Pero… parece que a los herederos de la civilización inca/quechua/aymara no les gusta que les hagan trampa. Así ocurrió en Perú en el año 2000, cuando Fujimori, quien había presidido una gestión económica particularmente exitosa, pretendió reelegirse acudiendo a la trampa electoral y desató con ello una reacción que terminó deponiéndolo. Hoy Evo, olvidando aquel antecedente, pretendió repetir la jugada con el resultado que ya conocemos.

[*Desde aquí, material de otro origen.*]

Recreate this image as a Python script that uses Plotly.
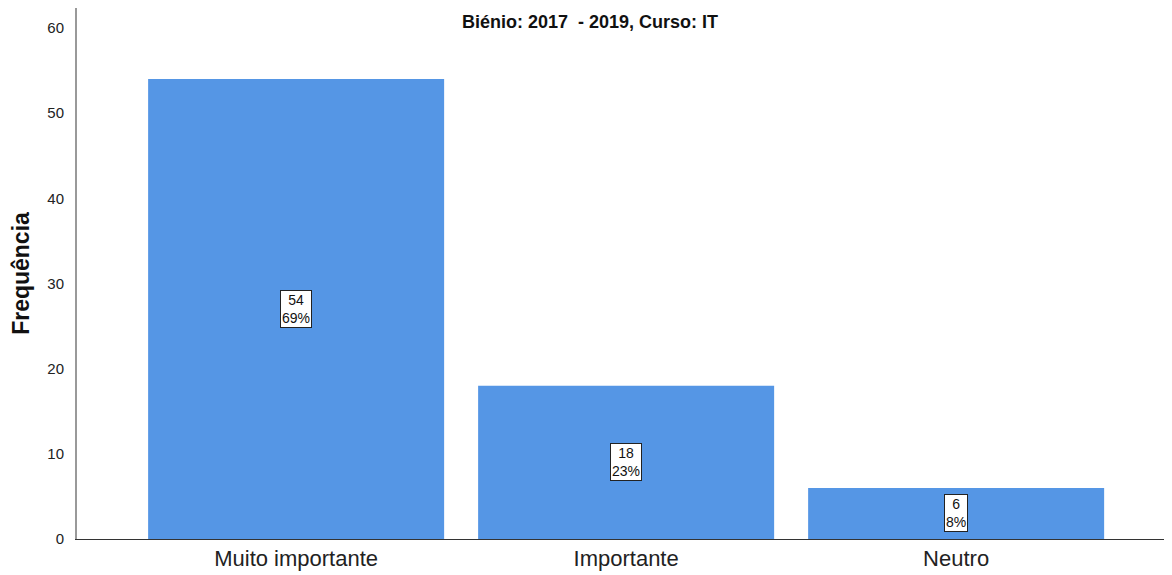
import plotly.graph_objects as go

categorias = ['Muito importante', 'Importante', 'Neutro']
frequencias = [54, 18, 6]
percentagens = [69, 23, 8]

fig = go.Figure(go.Bar(
    x=categorias,
    y=frequencias,
    marker_color='#5596E5',
    marker_line_width=0,
    width=0.897,
    hoverinfo='skip'
))

# caixas de rótulo no meio de cada barra
for cat, f, p in zip(categorias, frequencias, percentagens):
    fig.add_annotation(
        x=cat, y=f / 2, text=f"{f}<br>{p}%", showarrow=False,
        font=dict(family='Liberation Sans, Arial', size=14, color='#111'),
        bgcolor='white', bordercolor='#222', borderwidth=1, borderpad=1
    )

fig.add_annotation(
    x=(590 - 77) / 1091, y=1 - 14 / 531, xref='paper', yref='paper',
    xanchor='center', yanchor='middle',
    text='<b>Biénio: 2017  - 2019, Curso: IT</b>', showarrow=False,
    font=dict(family='Liberation Sans, Arial', size=18, color='#111')
)

fig.update_layout(
    width=1164, height=567,
    margin=dict(l=69, r=4, t=0, b=36),
    plot_bgcolor='white', paper_bgcolor='white',
    showlegend=False,
    font=dict(family='Liberation Sans, Arial', color='#222'),
    xaxis=dict(range=[-0.664, 2.642], showline=True, linecolor='#333', linewidth=1,
               ticks='', showgrid=False, tickfont=dict(size=22, color='#222')),
    yaxis=dict(range=[0, 62.35], showline=True, linecolor='#999', linewidth=2,
               showgrid=False, zeroline=False, tickvals=[0, 10, 20, 30, 40, 50, 60],
               ticks='', tickfont=dict(size=15, color='#222'), ticklabelstandoff=8,
               title=dict(text='<b>Frequência</b>', font=dict(size=23, color='#111'),
                          standoff=14))
)

fig.write_html("out.html")
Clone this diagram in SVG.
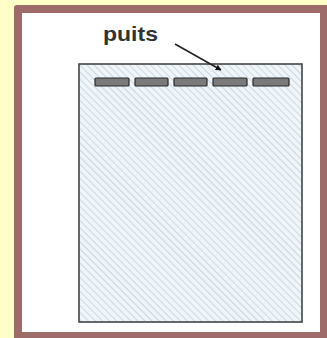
<svg xmlns="http://www.w3.org/2000/svg" width="327" height="338" viewBox="0 0 327 338">
<style>
.well{fill:#7a7a7a;stroke:#2a2a2a;stroke-width:1.2}
.lbl{font-family:"Liberation Sans",Arial,sans-serif;font-size:21px;font-weight:bold;fill:#333}
</style>
<defs>
<pattern id="hatch" patternUnits="userSpaceOnUse" width="5" height="5" patternTransform="rotate(-45)">
<rect width="5" height="5" fill="#eff5f9"/>
<line x1="0" y1="0" x2="0" y2="5" stroke="#ccd8e1" stroke-width="2"/>
</pattern>
<marker id="ah" viewBox="0 0 10 10" refX="9" refY="5" markerWidth="6" markerHeight="6" orient="auto" markerUnits="userSpaceOnUse">
<path d="M0,0 L10,5 L0,10 z" fill="#111"/>
</marker>
</defs>
<rect width="327" height="338" fill="#ffffc8"/>
<rect x="14" y="5" width="320" height="340" rx="3" fill="#9e6b6b"/>
<rect x="22" y="13" width="298" height="319" fill="#ffffff"/>
<g id="gel">
<rect x="79" y="64" width="223" height="258" fill="url(#hatch)" stroke="#444" stroke-width="1.6"/>
</g>
<g id="wells">
<rect class="well" x="95" y="78" width="34" height="8" rx="1"/>
<rect class="well" x="135" y="78" width="33" height="8" rx="1"/>
<rect class="well" x="174" y="78" width="33" height="8" rx="1"/>
<rect class="well" x="213" y="78" width="34" height="8" rx="1"/>
<rect class="well" x="253" y="78" width="36" height="8" rx="1"/>
</g>
<g id="label">
<text class="lbl" x="103" y="41" textLength="55" lengthAdjust="spacingAndGlyphs">puits</text>
</g>
<g id="connectors">
<line x1="175" y1="44" x2="221" y2="70" stroke="#222" stroke-width="1.6" marker-end="url(#ah)"/>
</g>
</svg>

De ese episodio hay varias lecciones que nos pueden servir. La primera de ellas es la imprescindible necesidad de que haya movilización interna. De poco sirve tener toda la presión internacional, las declaraciones del Grupo de Lima, Trump, el Parlamento Europeo o la Madre Teresa de Calcuta, si ello no es acompañado por la presencia de cientos de miles de personas en la calle manifestando en forma pacífica –sí– pero con la determinación cívica de lograr resultados. Cierto es que la motivación ha venido disminuyendo como consecuencia de la frustración de las expectativas y la creciente y brutal represión que se desata contra quienes se atreven a manifestar, pero no es menos cierto que no será desde el sofá de la casa viendo la televisión con su cervecita en la mano como se ejerce la presión necesaria. Miremos con respeto y admiración a los bolivianos y tomemos en cuenta su ejemplo a la hora de decidir en el día de hoy si asistir o no a la convocatoria que hace Guaidó.

La segunda lección es entender que la asistencia de la OEA y otros veedores que supervisen el proceso electoral es absolutamente indispensable para certificar la limpieza o no tanto de la elección en su día como de las etapas que conducen a ella. Evo tenía también su Tibisay complaciente que anunciaba las “tendencias irreversibles” que rápidamente le dieron el triunfo. De no haber sido por los veedores de la OEA que denunciaron el fraude, él tramposo se hubiese salido con la suya. De allí pues que afirmemos que en cualquier esquema que se negocie en Venezuela no puede existir posibilidad alguna de excluir la veeduría internacional imparcial, no la concurrencia de tarifados que certificarán lo que se les ponga por delante.

La tercera lección es comprender la necesidad de tener instituciones sólidas. En Bolivia, donde ha habido más golpes que años de independencia, se produjo una cascada de renuncias y vacancias que en esta oportunidad pudieron ser llenadas de conformidad con el armado constitucional, resultando en la juramentación de la senadora Añez, a quien por ley le corresponde hacerse cargo del Ejecutivo y convocar nuevas elecciones. Esperemos que esté a la altura.

Cuarta lección es tomar nota de que –al menos hasta hoy– los militares se mantuvieron ajenos al conflicto civil habiendo tan solo “sugerido” al Iluminado que se apartara del poder: lo cual “aceptó”, como hubiera dicho el inefable general Lucas Rincon aquella memorable tarde del 11 de abril de 2002. Hasta el momento de escribir estas líneas ningún militar está asumiendo el control de la situación. ¿En Bolivia? Sí, ¡en Bolivia!

Por los momentos Evo no ha podido emular la proeza de Jesucristo que resucitó al tercer día ni de Chávez que lo hizo al segundo. Seguramente lo intentará y es de anticipar que este evento pudiera desatar réplicas continentales, tanto más cuanto que en Brasil –peso pesado de la región– Lula  anda suelto, Bolsonaro ya da muestras de incapacidad para el desempeño de su cargo, Piñera hace equilibrio en la cuerda floja, Duque no está en su mejor momento y Lenín Moreno apenas si pudo sobrevivir el intento de derrocarlo.

Son momentos decisivos e históricos. Somos cada uno de nosotros en lo personal quienes debemos asumir las responsabilidades que se requieren para recuperar la patria y el continente.